Thanks for finding that note by Douglas Anderson. He mentions three types of errors publishers and editors introduced into the text. Of those three, 'printers errors' and 'compositors mistakes' might have substituted 'and' when J.R.R. had written 'the'. For the third category of errors, 'well intentioned 'corrections' of his sometimes idiosyncratic usage', it is much more likely that the 'correctors' changed 'and' to 'the'. "Wait a minute. What is this 'Elrond and Halfelven'? Elrond is 'Halfelven'. Better change that 'and' to 'the'." Not realizing that Tolkien had deliberately written 'and' to signify how remote, legendary and garbled knowledge of Imladris had become in Gondor.
 

Florian

New Member
We know that "and Halfelven" is in the 1962 12th impression, one of the version of the text we know for sure Tolkien has never proof read (at least not before reading it in 1965 while preparing the second edition, which appeard in 1966). The original German translation, which claims to be based on the 1966 second edition, also still has "und Halbelben".

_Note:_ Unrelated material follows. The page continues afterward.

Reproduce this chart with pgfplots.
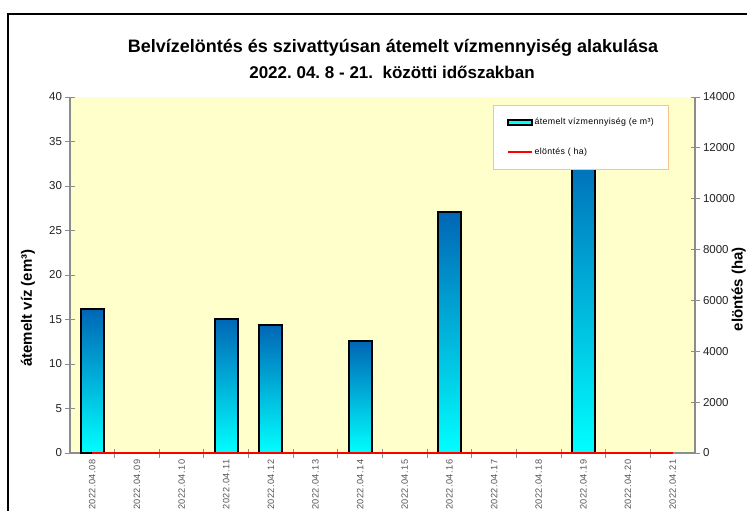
\documentclass[border=0pt]{standalone}
\usepackage{pgfplots}
\pgfplotsset{compat=1.18}
\usepackage{fontspec}
\setmainfont{Liberation Sans}
\definecolor{bg}{HTML}{FFFFCC}
\definecolor{bartop}{HTML}{0066B5}
\definecolor{barbot}{HTML}{00FFFF}
\definecolor{legbd}{HTML}{F5C58A}
\definecolor{axgray}{HTML}{8C8C8C}
\definecolor{ticklab}{HTML}{222222}
\definecolor{xlab}{HTML}{555555}
\pgfplotsset{barstyle/.style={ybar, bar width=23pt, draw=black, line width=2.2pt, top color=bartop, bottom color=barbot}}
\begin{document}
\frenchspacing
\begin{tikzpicture}
\useasboundingbox (0pt,0pt) rectangle (747pt,-511pt);
\draw[line width=1.3pt] (8pt,-530pt) -- (8pt,-14pt) -- (760pt,-14pt);
\node[font=\fontsize{18}{21}\selectfont\bfseries] at (393pt,-48pt)
  {Belvízelöntés és szivattyúsan átemelt vízmennyiség alakulása};
\node[font=\fontsize{17}{21}\selectfont\bfseries] at (392pt,-72pt)
  {2022. 04. 8 - 21.\ \ közötti időszakban};
\begin{axis}[
  at={(70pt,-453pt)}, anchor=south west, scale only axis,
  width=625pt, height=356pt,
  xmin=-0.5, xmax=13.5, ymin=0, ymax=40,
  axis x line=bottom, axis y line=left,
  axis line style={-, axgray, line width=1.3pt},
  axis background/.style={fill=bg},
  xtick={0,...,13},
  xticklabels={2022.04.08,2022.04.09,2022.04.10,2022.04.11,2022.04.12,2022.04.13,2022.04.14,2022.04.15,2022.04.16,2022.04.17,2022.04.18,2022.04.19,2022.04.20,2022.04.21},
  major x tick style={draw=none},
  minor xtick={0.5,1.5,...,12.5},
  minor x tick style={axgray, line width=1pt},
  minor tick length=9pt,
  ytick={0,5,...,40},
  major tick length=9pt,
  tick align=center,
  y tick style={axgray, line width=1pt},
  /pgf/number format/assume math mode=true,
  yticklabel style={font=\fontsize{11.5}{13}\selectfont, color=ticklab},
  xticklabel style={rotate=90, anchor=east, inner sep=2pt, font=\fontsize{9.2}{11}\selectfont\addfontfeatures{LetterSpace=5}, color=xlab},
  ylabel={átemelt víz (em³)},
  ylabel style={at={(axis description cs:-0.0672,0.407)}, anchor=center, font=\fontsize{15}{17}\selectfont\bfseries},
]
\addplot[barstyle] coordinates {(0,16.2)};
\addplot[barstyle] coordinates {(3,15.1)};
\addplot[barstyle] coordinates {(4,14.4)};
\addplot[barstyle] coordinates {(6,12.6)};
\addplot[barstyle] coordinates {(8,27.1)};
\addplot[barstyle] coordinates {(11,35)};
\end{axis}
\begin{axis}[
  at={(70pt,-453pt)}, anchor=south west, scale only axis,
  width=625pt, height=356pt,
  xmin=-0.5, xmax=13.5, ymin=0, ymax=14000,
  axis x line=none, axis y line=right,
  axis line style={-, axgray, line width=1.3pt},
  ytick={0,2000,...,14000},
  scaled y ticks=false,
  major tick length=9pt, tick align=center,
  y tick style={axgray, line width=1pt},
  /pgf/number format/assume math mode=true,
  /pgf/number format/1000 sep={},
  yticklabel style={font=\fontsize{11.5}{13}\selectfont, color=ticklab},
  ylabel={elöntés (ha)},
  ylabel style={at={(axis description cs:1.070,0.46)}, anchor=center, font=\fontsize{15}{17}\selectfont\bfseries},
  legend style={at={(0.677,0.978)}, anchor=north west, draw=legbd, line width=1pt, fill=white,
    font=\fontsize{8.8}{10}\selectfont\addfontfeatures{LetterSpace=4}, inner xsep=13pt, inner ysep=11pt, row sep=18pt},
  legend cell align=left,
]
\addlegendimage{legend image code/.code={\draw[fill=barbot, draw=black, line width=2pt] (0pt,-2.5pt) rectangle (24pt,2.5pt);}}
\addlegendentry{átemelt vízmennyiség (e m³)}
\addlegendimage{legend image code/.code={\draw[red, line width=1.8pt] (0pt,0pt) -- (24pt,0pt);}}
\addlegendentry{elöntés ( ha)}
\addplot[red, line width=1.8pt, mark=none, forget plot]
  coordinates {(0,0) (1,0) (2,0) (3,0) (4,0) (5,0) (6,0) (7,0) (8,0) (9,0) (10,0) (11,0) (12,0) (13,0)};
\end{axis}
\end{tikzpicture}
\end{document}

In adition, we know that the 1967 second impression of the Allen & Unwin second edition contains the last major corrections by Tolkien, and most later editions which claim to be based on the second edition seem to have "the Halfelven" (I have decaying remnants of the 1983 3rd edition of the one one volume Unwin paperback edition and the 2004 50th anniversary edition). This seems to be the favoured reading.

The Treason of Isengart (p.120) has: "where Elrond the Half-elven dwelt" in the third version of the Council.
 
Once I realized, I bought the Ballantine paperback edition, but it was read so often it disintegrated, so I no longer have it to see when it was published, and what word it used).

So, sometime between 1966 and the 1993 edition which Anthony Lawther cited, the word must have been changed. But why? And when? And by whom?
My printing of the Ballantine (after copyright was renewed in 1982) still has "and". I can't check my later edition as it's loaned out at the moment. We're narrowing down the dates. I bought this brand-new in about 1985/6. Is it possible that this was simply an exact reprinting of the old plates without corrections, though? I'm not well-versed in how that process works.
 

Taliesin

New Member
I have checked my twelve copies of The Lord of the Rings and The Fellowship of the Ring and all bar one have "the" not "and". The earliest edition is from 1974. The one copy that has "and" is the US edition from Ballantine, published in 1984. Use of "and" is not the only unusual think in this edition: the maps are drawn by a third party and include a map of Numenor for some reason.
 

Flammifer

Well-Known Member
Thank, Taliesin,.

You have helped narrow it down. So far, no editions before or including 1966 have been found that did not have 'and' (and some later editions have 'and'). The earliest edition yet reported to have 'the' is your 1974 edition.

It looks like the 'the' came in in some editions sometime between 1966 and 1974. It would be interesting to know how and when.
 

Jim Deutch

Well-Known Member
It looks like the 'the' came in in some editions sometime between 1966 and 1974. It would be interesting to know how and when.
I have an e-book of all three volumes in one that contains an interesting discussion of the textual history from a typesetting perspective. It is far from detailed, and certainly doesn't touch on this specific point, but every time the book was reset in type new errors crept in, and it wasn't until digital typesetting that successive editions could be at all counted on to have only "corrections" (which can still be errors, from the author's point of view!).